Embaló a été évacué vers Dakar par les autorités sénégalaises le 28 novembre, d’où il se serait rendu au Congo-Brazzaville puis au Maroc.

 

D’après les derniers médias, il a finalement réussi à rentrer en Guinée-Bissau, tandis que son épouse a été inculpée à Lisbonne par les autorités portugaises pour contrebande et blanchiment d’argent présumés, suite à la saisie de cinq millions d’euros à bord d’un avion privé.

 

Nombreux sont ceux qui attendent de la CEDEAO qu’elle exige la publication des résultats des élections, à l’instar du Parlement européen.

 

Après avoir été intimidés et détenus par la junte militaire, les responsables de la Commission électorale de Guinée-Bissau ont affirmé ne pas pouvoir poursuivre le processus électoral, des hommes armés ayant envahi le secrétariat de la Commission et emporté des documents et du matériel essentiels le jour du coup d’État.

 

Cependant, des experts en informatique et en droit électoral, des organisations de la société civile et des figures de l’opposition estiment que les résultats des élections sont disponibles et pourraient être publiés grâce à une pression internationale suffisante et significative exercée sur la junte militaire.

 

En choisissant une option que beaucoup considèrent comme faible, facile, voire complice, les dirigeants de la CEDEAO ont non seulement déçu la communauté internationale, mais ont également créé un dangereux précédent. Ce précédent pourrait inciter des dirigeants politiques à bafouer le processus électoral et à inviter leurs alliés des forces armées à s’emparer du pouvoir en leur nom si les résultats des élections ne leur sont pas favorables, comme l’a fait Embaló.

 

La position de la CEDEAO s’inscrit dans le programme secret d’Embaló et sonne le glas des élections, de la démocratie et de la bonne gouvernance dans la région.

 

Déjà, cinq des quinze États membres de la CEDEAO – le Mali, le Burkina Faso, le Niger, la Guinée et la Guinée-Bissau – sont sous régime militaire.
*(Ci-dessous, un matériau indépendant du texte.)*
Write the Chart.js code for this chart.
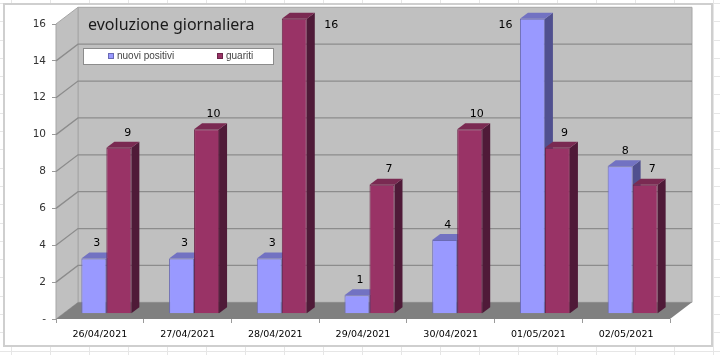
<!DOCTYPE html>
<html>
<head>
<meta charset="utf-8">
<script src="https://cdn.jsdelivr.net/npm/chart.js@4"></script>
<style>
html, body { margin: 0; padding: 0; }
body {
  width: 720px; height: 355px; overflow: hidden; position: relative; background-color: #fff;
  background-image:
    repeating-linear-gradient(to right, transparent 0 11px, #e6e6e6 11px 12px, transparent 12px 39px),
    repeating-linear-gradient(to bottom, transparent 0 3px, #e6e6e6 3px 4px, transparent 4px 18.3px);
}
#frame { position: absolute; left: 3px; top: 3px; width: 706px; height: 340px; background: #fff; border: 2px solid #cfcfcf; }
#myChart { position: absolute; left: 0; top: 0; }
</style>
</head>
<body>
<div id="frame"></div>
<canvas id="myChart" width="720" height="355"></canvas>
<script>
const days = ["26/04/2021","27/04/2021","28/04/2021","29/04/2021","30/04/2021","01/05/2021","02/05/2021"];
const nuoviPositivi = [3,3,3,1,4,16,8];
const guariti = [9,10,16,7,10,9,7];
const titleText = "evoluzione giornaliera";

// depth of the fake 3d box and of the bars inside it
const wallDX = 22, wallDY = -16.7;
const barShiftX = 6.5, barShiftY = -5.3;
const barDX = 8, barDY = -6;

const faces = [
  {side: "#50508f", top: "#7272c2"},
  {side: "#4f1a38", top: "#7a2a52"}
];
// value labels sit off to the side of the bar, the two 16s even more
const labelOffset = [[3,-15],[7,-15]];
const labelOverride = {"0-5": [-27,6], "1-2": [37,6], "0-6": [5,-15], "1-0": [9,-15]};

function poly(ctx, pts, fill, stroke) {
  ctx.beginPath();
  pts.forEach((p,i) => i ? ctx.lineTo(p[0],p[1]) : ctx.moveTo(p[0],p[1]));
  ctx.closePath();
  ctx.fillStyle = fill;
  ctx.fill();
  if (stroke) { ctx.strokeStyle = stroke; ctx.lineWidth = 1; ctx.stroke(); }
}

const box3d = {
  id: "box3d",
  beforeDraw(chart) {
    const ctx = chart.ctx, a = chart.chartArea, y = chart.scales.y;
    ctx.save();
    // back wall, side wall, floor
    poly(ctx, [[a.left+wallDX,a.top+wallDY],[a.right+wallDX,a.top+wallDY],[a.right+wallDX,a.bottom+wallDY],[a.left+wallDX,a.bottom+wallDY]], "#c0c0c0", "#a6a6a6");
    poly(ctx, [[a.left,a.top],[a.left+wallDX,a.top+wallDY],[a.left+wallDX,a.bottom+wallDY],[a.left,a.bottom]], "#c0c0c0", "#a6a6a6");
    ctx.strokeStyle = "#8c8c8c";
    ctx.lineWidth = 1.3;
    y.ticks.forEach(t => {
      const py = y.getPixelForValue(t.value);
      if (t.value === 0 || t.value === 16) return;
      ctx.beginPath();
      ctx.moveTo(a.left, py);
      ctx.lineTo(a.left+wallDX, py+wallDY);
      ctx.lineTo(a.right+wallDX, py+wallDY);
      ctx.stroke();
    });
    poly(ctx, [[a.left,a.bottom],[a.right,a.bottom],[a.right+wallDX,a.bottom+wallDY],[a.left+wallDX,a.bottom+wallDY]], "#808080");
    ctx.restore();
  },
  beforeDatasetsDraw(chart) {
    const ctx = chart.ctx;
    ctx.save();
    ctx.translate(barShiftX, barShiftY);
    // side and top faces first, the library paints the fronts over them
    chart.data.datasets.forEach((ds, d) => {
      const f = faces[d];
      chart.getDatasetMeta(d).data.forEach(bar => {
        const l = bar.x - bar.width/2, r = bar.x + bar.width/2;
        poly(ctx, [[r,bar.y],[r+barDX,bar.y+barDY],[r+barDX,bar.base+barDY],[r,bar.base]], f.side);
        poly(ctx, [[l,bar.y],[l+barDX,bar.y+barDY],[r+barDX,bar.y+barDY],[r,bar.y]], f.top);
      });
    });
  },
  afterDatasetsDraw(chart) {
    const ctx = chart.ctx;
    ctx.font = "11px 'DejaVu Sans'";
    ctx.fillStyle = "#000";
    ctx.textAlign = "center";
    ctx.textBaseline = "middle";
    chart.data.datasets.forEach((ds, d) => {
      chart.getDatasetMeta(d).data.forEach((bar, i) => {
        const off = labelOverride[d + "-" + i] || labelOffset[d];
        ctx.fillText(ds.data[i], bar.x + off[0], bar.y + off[1]);
      });
    });
    ctx.restore();
  },
  afterDraw(chart) {
    const ctx = chart.ctx;
    ctx.save();
    ctx.textBaseline = "middle";
    ctx.textAlign = "left";
    ctx.fillStyle = "#1a1a1a";
    ctx.font = "16px 'Noto Sans'";
    ctx.fillText(titleText, 88, 25);
    // legend box
    ctx.fillStyle = "#fff";
    ctx.strokeStyle = "#8c8c8c";
    ctx.lineWidth = 1;
    ctx.fillRect(83.5, 48.5, 190, 16);
    ctx.strokeRect(83.5, 48.5, 190, 16);
    ctx.font = "10px 'Liberation Sans'";
    [108, 217].forEach((x, d) => {
      const ds = chart.data.datasets[d];
      ctx.fillStyle = ds.backgroundColor;
      ctx.strokeStyle = ds.borderColor;
      ctx.fillRect(x+.5, 53.5, 5, 5);
      ctx.strokeRect(x+.5, 53.5, 5, 5);
      ctx.fillStyle = "#444";
      ctx.fillText(ds.label, x+9, 56.5);
    });
    ctx.restore();
  }
};

const chart = new Chart(document.getElementById("myChart").getContext("2d"), {
  type: "bar",
  data: {
    labels: days,
    datasets: [{
      label: "nuovi positivi",
      data: nuoviPositivi,
      backgroundColor: "#9999ff",
      borderColor: "#6a6ab4",
      borderWidth: 1,
      clip: false
    },{
      label: "guariti",
      data: guariti,
      backgroundColor: "#993366",
      borderColor: "#6e2449",
      borderWidth: 1,
      clip: false
    }]
  },
  options: {
    responsive: false,
    animation: false,
    categoryPercentage: 0.57,
    barPercentage: 1,
    layout: {padding: {top: 24, right: 50, left: 0, bottom: 0}},
    plugins: {legend: {display: false}, title: {display: false}, tooltip: {enabled: false}},
    scales: {
      x: {
        afterFit(s) { s.height = 36; },
        grid: {drawOnChartArea: false, tickLength: 4, color: "#9a9a9a"},
        border: {display: false},
        ticks: {font: {family: "DejaVu Sans", size: 9.5}, color: "#000", maxRotation: 0, padding: 6}
      },
      y: {
        min: 0,
        max: 16,
        afterFit(s) { s.width = 56; },
        grid: {drawOnChartArea: false, tickLength: 4, color: "#9a9a9a"},
        border: {display: false},
        ticks: {
          stepSize: 2,
          font: {family: "DejaVu Sans", size: 10.5},
          color: "#333",
          padding: 6,
          callback: v => v === 0 ? "-" : v
        }
      }
    }
  },
  plugins: [box3d]
});
</script>
</body>
</html>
Les trois premiers ont quitté le bloc régional pour former l’Alliance des États du Sahel (AES), tandis que le dirigeant militaire guinéen prévoit des élections de transition le 28 décembre (à la fin du mois), après avoir modifié la constitution nationale pour pouvoir se présenter à l’élection présidentielle.

 

La recrudescence des coups d’État militaires en Afrique, et plus particulièrement en Afrique de l’Ouest, région politiquement instable, est largement imputée aux attitudes antidémocratiques des dirigeants politiques.

 

Tant que ces dirigeants persisteront dans leurs pratiques autoritaires, telles que les « coups d’État constitutionnels et électoraux », les violations flagrantes des droits humains, la cupidité, la corruption, le népotisme, la répression de l’opposition, des médias et de la société civile, la démocratie et la bonne gouvernance resteront un mirage.

 

Paul Ejime est spécialiste des médias et de la communication et analyste des affaires internationales.